What to produce:
Repeat the material exactly from its first line to the line that includes "0.12, 0.099, 0.096, 0.088];". Skip pictures.

Given material:
[BEGIN]

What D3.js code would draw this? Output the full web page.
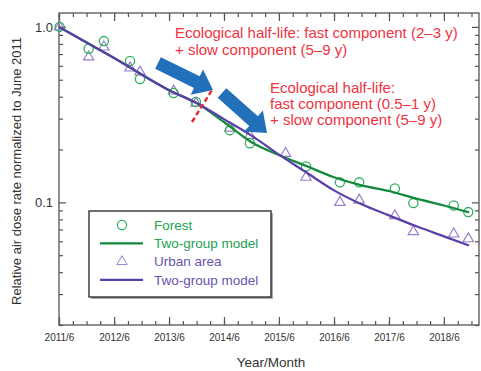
<!DOCTYPE html>
<html>
<head>
<meta charset="utf-8">
<script src="https://cdn.jsdelivr.net/npm/d3@7"></script>
<style>
  body { margin: 0; background: #fff; }
  svg { font-family: "Liberation Sans", Arial, Helvetica, sans-serif; }
</style>
</head>
<body>
<svg width="481" height="371"></svg>
<script>
// measured data (dates of survey, relative dose rate)
const forestDates = ['2011-06-05', '2011-12-15', '2012-03-25', '2012-09-15', '2012-11-20', '2013-07-01',
  '2013-11-27', '2014-07-10', '2014-11-20', '2015-11-28', '2016-07-10', '2016-11-15',
  '2017-07-10', '2017-11-10', '2018-08-05', '2018-11-10'];
const forestValues = [1.0, 0.75, 0.83, 0.64, 0.505, 0.42, 0.373, 0.258, 0.217, 0.16, 0.13, 0.13,
  0.12, 0.099, 0.096, 0.088];

const urbanDates = ['2011-06-05', '2011-12-15', '2012-03-25', '2012-09-15', '2012-11-20', '2013-07-01',
  '2013-11-27', '2014-07-10', '2014-11-20', '2015-07-15', '2015-11-28', '2016-07-10', '2016-11-15',
  '2017-07-10', '2017-11-10', '2018-08-05', '2018-11-10'];
const urbanValues = [1.0, 0.674, 0.768, 0.583, 0.553, 0.431, 0.368, 0.265, 0.241, 0.19, 0.139, 0.1, 0.103,
  0.084, 0.068, 0.066, 0.062];

// two-group model curves
const modelDates = ['2011-06-01', '2012-06-01', '2013-06-01', '2013-12-01', '2014-06-01', '2014-12-01',
  '2015-06-01', '2015-12-01', '2016-06-01', '2016-12-01', '2017-06-01', '2017-12-01', '2018-06-01', '2018-11-15'];
const forestModel = [1.0, 0.665, 0.436, 0.368, 0.287, 0.22, 0.186, 0.161, 0.139, 0.125, 0.116, 0.105, 0.096, 0.0877];
const urbanModel = [1.0, 0.665, 0.436, 0.368, 0.298, 0.24, 0.187, 0.148, 0.117, 0.0975, 0.0843, 0.073, 0.064, 0.0568];

const yearTicks = ['2011/6', '2012/6', '2013/6', '2014/6', '2015/6', '2016/6', '2017/6', '2018/6'];
const yMajor = [1.0, 0.1];
const yMajorLabels = ['1.0', '0.1'];
const yMinor = [0.02, 0.03, 0.04, 0.05, 0.06, 0.07, 0.08, 0.09, 0.2, 0.3, 0.4, 0.5, 0.6, 0.7, 0.8, 0.9];

const parse = d3.timeParse('%Y-%m-%d');
const svg = d3.select('svg');

const pLeft = 59, pRight = 479, pTop = 13, pBottom = 325;
const x = d3.scaleTime()
  .domain([new Date(2011, 5, 1), new Date(2019, 0, 20)])
  .range([pLeft, pRight]);
const y = d3.scaleLog().domain([0.02, 1.2]).range([pBottom, pTop]);

const axisColor = '#555';
const xMajorVals = yearTicks.map((t) => {
  const [yy, mm] = t.split('/');
  return new Date(+yy, +mm - 1, 1);
});
const xMinorVals = d3.timeMonth.range(new Date(2011, 5, 1), new Date(2019, 0, 20), 3);

function styleAxis(g) {
  g.select('.domain').remove();
  g.selectAll('line').attr('stroke', axisColor).attr('stroke-width', 1.2);
  g.selectAll('text').attr('fill', '#333');
}

// bottom + top axes (ticks inside)
svg.append('g').attr('transform', `translate(0,${pBottom})`)
  .call(d3.axisBottom(x).tickValues(xMinorVals).tickSize(-4).tickFormat(''))
  .call(styleAxis);
svg.append('g').attr('transform', `translate(0,${pBottom})`)
  .call(d3.axisBottom(x).tickValues(xMajorVals).tickSize(-8).tickPadding(9)
    .tickFormat((d, i) => yearTicks[i]))
  .call(styleAxis)
  .selectAll('text').attr('font-size', 10).attr('font-family', 'inherit');
svg.append('g').attr('transform', `translate(0,${pTop})`)
  .call(d3.axisTop(x).tickValues(xMinorVals).tickSize(-4).tickFormat(''))
  .call(styleAxis);
svg.append('g').attr('transform', `translate(0,${pTop})`)
  .call(d3.axisTop(x).tickValues(xMajorVals).tickSize(-8).tickFormat(''))
  .call(styleAxis);

// left + right axes
svg.append('g').attr('transform', `translate(${pLeft},0)`)
  .call(d3.axisLeft(y).tickValues(yMinor).tickSize(-4).tickFormat(''))
  .call(styleAxis);
svg.append('g').attr('transform', `translate(${pLeft},0)`)
  .call(d3.axisLeft(y).tickValues(yMajor).tickSize(-7).tickPadding(6)
    .tickFormat((d, i) => yMajorLabels[i]))
  .call(styleAxis)
  .selectAll('text').attr('font-size', 13).attr('font-family', 'inherit');
svg.append('g').attr('transform', `translate(${pRight},0)`)
  .call(d3.axisRight(y).tickValues(yMinor).tickSize(-4).tickFormat(''))
  .call(styleAxis);
svg.append('g').attr('transform', `translate(${pRight},0)`)
  .call(d3.axisRight(y).tickValues(yMajor).tickSize(-7).tickFormat(''))
  .call(styleAxis);

// frame
svg.append('rect')
  .attr('x', pLeft).attr('y', pTop)
  .attr('width', pRight - pLeft).attr('height', pBottom - pTop)
  .attr('fill', 'none').attr('stroke', axisColor).attr('stroke-width', 1.3);

// axis titles
svg.append('text')
  .attr('x', 271).attr('y', 367)
  .attr('text-anchor', 'middle').attr('font-size', 13.5).attr('fill', '#333')
  .text('Year/Month');
svg.append('text')
  .attr('transform', 'translate(21,171) rotate(-90)')
  .attr('text-anchor', 'middle').attr('font-size', 13).attr('fill', '#333')
  .text('Relative air dose rate normalized to June 2011');

const green = '#2fae5c', greenLine = '#12893c';
const purple = '#9a80cc', purpleLine = '#5b3fa8';

// markers
const tri = d3.symbol().type(d3.symbolTriangle).size(46);
svg.append('g').selectAll('path')
  .data(urbanDates.map((d, i) => [parse(d), urbanValues[i]]))
  .join('path')
  .attr('d', tri)
  .attr('transform', (d) => `translate(${x(d[0])},${y(d[1])})`)
  .attr('fill', 'none').attr('stroke', purple).attr('stroke-width', 1.2);

svg.append('g').selectAll('circle')
  .data(forestDates.map((d, i) => [parse(d), forestValues[i]]))
  .join('circle')
  .attr('cx', (d) => x(d[0])).attr('cy', (d) => y(d[1])).attr('r', 4.6)
  .attr('fill', 'none').attr('stroke', green).attr('stroke-width', 1.3);

// model lines
const line = d3.line().x((d) => x(d[0])).y((d) => y(d[1])).curve(d3.curveMonotoneX);
svg.append('path')
  .datum(modelDates.map((d, i) => [parse(d), forestModel[i]]))
  .attr('d', line).attr('fill', 'none').attr('stroke', greenLine).attr('stroke-width', 2.2);
svg.append('path')
  .datum(modelDates.map((d, i) => [parse(d), urbanModel[i]]))
  .attr('d', line).attr('fill', 'none').attr('stroke', purpleLine).attr('stroke-width', 2.2);

// arrows
function arrow(x0, y0, x1, y1, sw, hw, hl) {
  const len = Math.hypot(x1 - x0, y1 - y0);
  const ux = (x1 - x0) / len, uy = (y1 - y0) / len;
  const px = -uy, py = ux;
  const bx = x1 - ux * hl, by = y1 - uy * hl;
  const pts = [
    [x0 + px * sw, y0 + py * sw],
    [bx + px * sw, by + py * sw],
    [bx + px * hw, by + py * hw],
    [x1, y1],
    [bx - px * hw, by - py * hw],
    [bx - px * sw, by - py * sw],
    [x0 - px * sw, y0 - py * sw],
  ];
  return pts.map((p) => p.join(',')).join(' ');
}
const blue = '#2270b9';
svg.append('polygon').attr('points', arrow(158, 63, 213, 90, 6.5, 14, 18)).attr('fill', blue);
svg.append('polygon').attr('points', arrow(222, 93, 267, 133, 6.5, 14, 18)).attr('fill', blue);

// break marker
svg.append('line')
  .attr('x1', 192).attr('y1', 122).attr('x2', 212).attr('y2', 90)
  .attr('stroke', '#e8262e').attr('stroke-width', 2.4).attr('stroke-dasharray', '5,3');

// annotations
const red = '#ee3342';
const ann1 = ['Ecological half-life: fast component (2\u20133 y)', '+ slow component (5\u20139 y)'];
const ann2 = ['Ecological half-life:', 'fast component (0.5\u20131 y)', '+ slow component (5\u20139 y)'];
svg.append('text').attr('font-size', 15).attr('fill', red)
  .selectAll('tspan').data(ann1).join('tspan')
  .attr('x', 175).attr('y', (d, i) => 38 + i * 17).text((d) => d);
svg.append('text').attr('font-size', 15).attr('fill', red)
  .selectAll('tspan').data(ann2).join('tspan')
  .attr('x', 270).attr('y', (d, i) => 93 + i * 16).text((d) => d);

// legend
const lg = svg.append('g');
lg.append('rect').attr('x', 91).attr('y', 213).attr('width', 182).attr('height', 86).attr('fill', '#aaa');
lg.append('rect').attr('x', 89).attr('y', 211).attr('width', 182).attr('height', 86)
  .attr('fill', '#fff').attr('stroke', '#222').attr('stroke-width', 1.3);

const legendItems = [
  { label: 'Forest', kind: 'circle', color: green, text: '#22a352' },
  { label: 'Two-group model', kind: 'line', color: greenLine, text: '#22a352' },
  { label: 'Urban area', kind: 'tri', color: purple, text: '#6a52b0' },
  { label: 'Two-group model', kind: 'line', color: purpleLine, text: '#6a52b0' },
];
legendItems.forEach((it, i) => {
  const cy = 225 + i * 18.3;
  if (it.kind === 'circle') {
    lg.append('circle').attr('cx', 122).attr('cy', cy).attr('r', 4.6)
      .attr('fill', 'none').attr('stroke', it.color).attr('stroke-width', 1.2);
  } else if (it.kind === 'tri') {
    lg.append('path').attr('d', tri).attr('transform', `translate(122,${cy})`)
      .attr('fill', 'none').attr('stroke', it.color).attr('stroke-width', 1);
  } else {
    lg.append('line').attr('x1', 100).attr('x2', 143).attr('y1', cy).attr('y2', cy)
      .attr('stroke', it.color).attr('stroke-width', 2.2);
  }
  lg.append('text').attr('x', 154).attr('y', cy).attr('dy', '0.35em')
    .attr('font-size', 13.5).attr('fill', it.text).text(it.label);
});
</script>
</body>
</html>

[END]

Solved problem:
What D3.js code would draw this? Output the full web page.
<!DOCTYPE html>
<html>
<head>
<meta charset="utf-8">
<script src="https://cdn.jsdelivr.net/npm/d3@7"></script>
<style>
  body { margin: 0; background: #fff; }
  svg { font-family: "Liberation Sans", Arial, Helvetica, sans-serif; }
</style>
</head>
<body>
<svg width="481" height="371"></svg>
<script>
// measured data (dates of survey, relative dose rate)
const forestDates = ['2011-06-05', '2011-12-15', '2012-03-25', '2012-09-15', '2012-11-20', '2013-07-01',
  '2013-11-27', '2014-07-10', '2014-11-20', '2015-11-28', '2016-07-10', '2016-11-15',
  '2017-07-10', '2017-11-10', '2018-08-05', '2018-11-10'];
const forestValues = [1.0, 0.75, 0.83, 0.64, 0.505, 0.42, 0.373, 0.258, 0.217, 0.16, 0.13, 0.13,
  0.12, 0.099, 0.096, 0.088];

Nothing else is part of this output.